— BEGIN —

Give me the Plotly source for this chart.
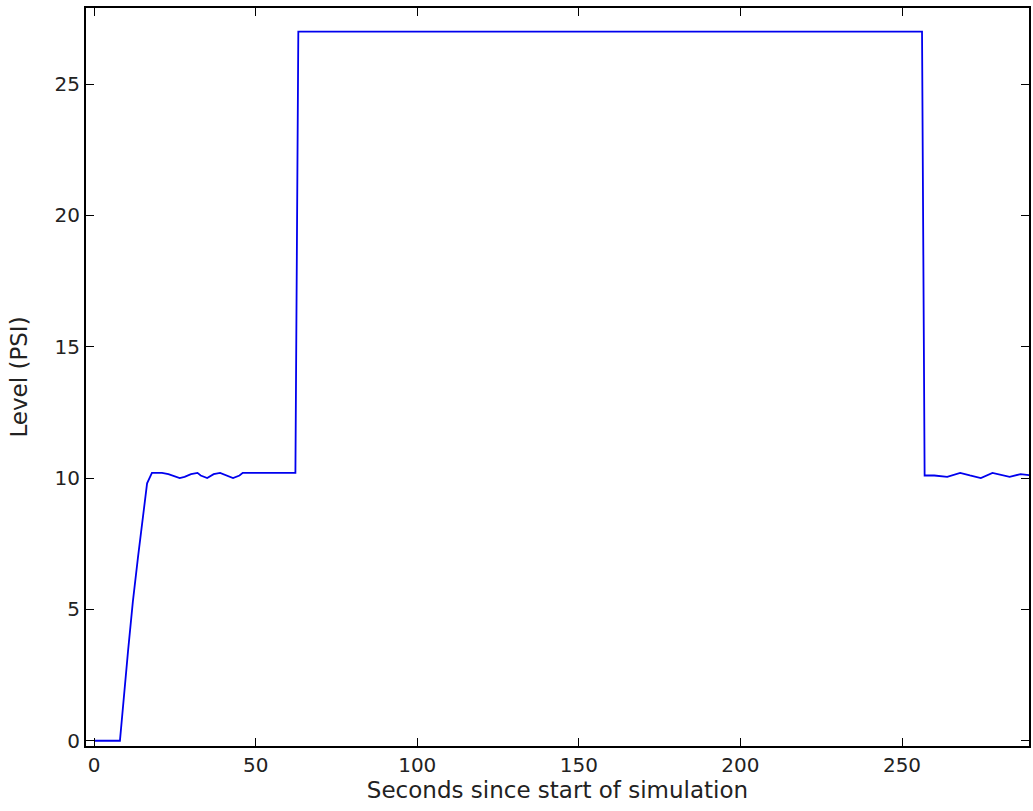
import plotly.graph_objects as go

# Data
time_s = [0, 8.0, 10.5, 12.0, 13.6, 15.1, 16.4, 17.9, 19, 21, 23, 25, 26.5, 28, 30,
          32, 33, 35, 37, 39, 41, 43, 45, 46, 55, 62.3, 63.2, 256.2, 257, 260, 264,
          268, 271, 274.4, 278, 281, 283.3, 286.7, 290]
level_psi = [0, 0, 3.4, 5.3, 7.0, 8.5, 9.8, 10.2, 10.2, 10.2, 10.15, 10.05, 10.0, 10.05,
             10.15, 10.2, 10.1, 10.0, 10.15, 10.2, 10.1, 10.0, 10.1, 10.2, 10.2, 10.2,
             27, 27, 10.1, 10.1, 10.05, 10.2, 10.1, 10.0, 10.2, 10.1, 10.05, 10.15, 10.1]

x_ticks = [0, 50, 100, 150, 200, 250]
y_ticks = [0, 5, 10, 15, 20, 25]

fig = go.Figure()
fig.add_trace(go.Scatter(x=time_s, y=level_psi, mode="lines",
                         line=dict(color="#0000ee", width=1.8), showlegend=False))

tick_font = dict(family="DejaVu Sans", size=20, color="#222222")
title_font = dict(family="DejaVu Sans", size=23, color="#222222")
axis_common = dict(showgrid=False, zeroline=False, showline=True, linecolor="black",
                   linewidth=2, mirror="ticks", ticks="inside", ticklen=8,
                   tickwidth=1, tickcolor="black", tickfont=tick_font)

fig.update_layout(
    width=1033, height=811,
    margin=dict(l=86, r=2, t=8, b=65),
    plot_bgcolor="white", paper_bgcolor="white",
    xaxis=dict(range=[-2.5, 289.3], tickvals=x_ticks,
               title=dict(text="Seconds since start of simulation", font=title_font, standoff=6),
               **axis_common),
    yaxis=dict(range=[-0.2, 27.9], tickvals=y_ticks,
               title=dict(text="Level (PSI)", font=title_font, standoff=20),
               **axis_common),
)

fig.write_html("out.html", config={"displayModeBar": False},
               post_script="document.body.style.margin='0';")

— END —

__DIRECTION__:
Return nothing but the lines running from the start of the data to the line with "import plotly.graph_objects as go", please, both ends included and no pictures.

__COMPLETED TASK__:
Give me the Plotly source for this chart.
import plotly.graph_objects as go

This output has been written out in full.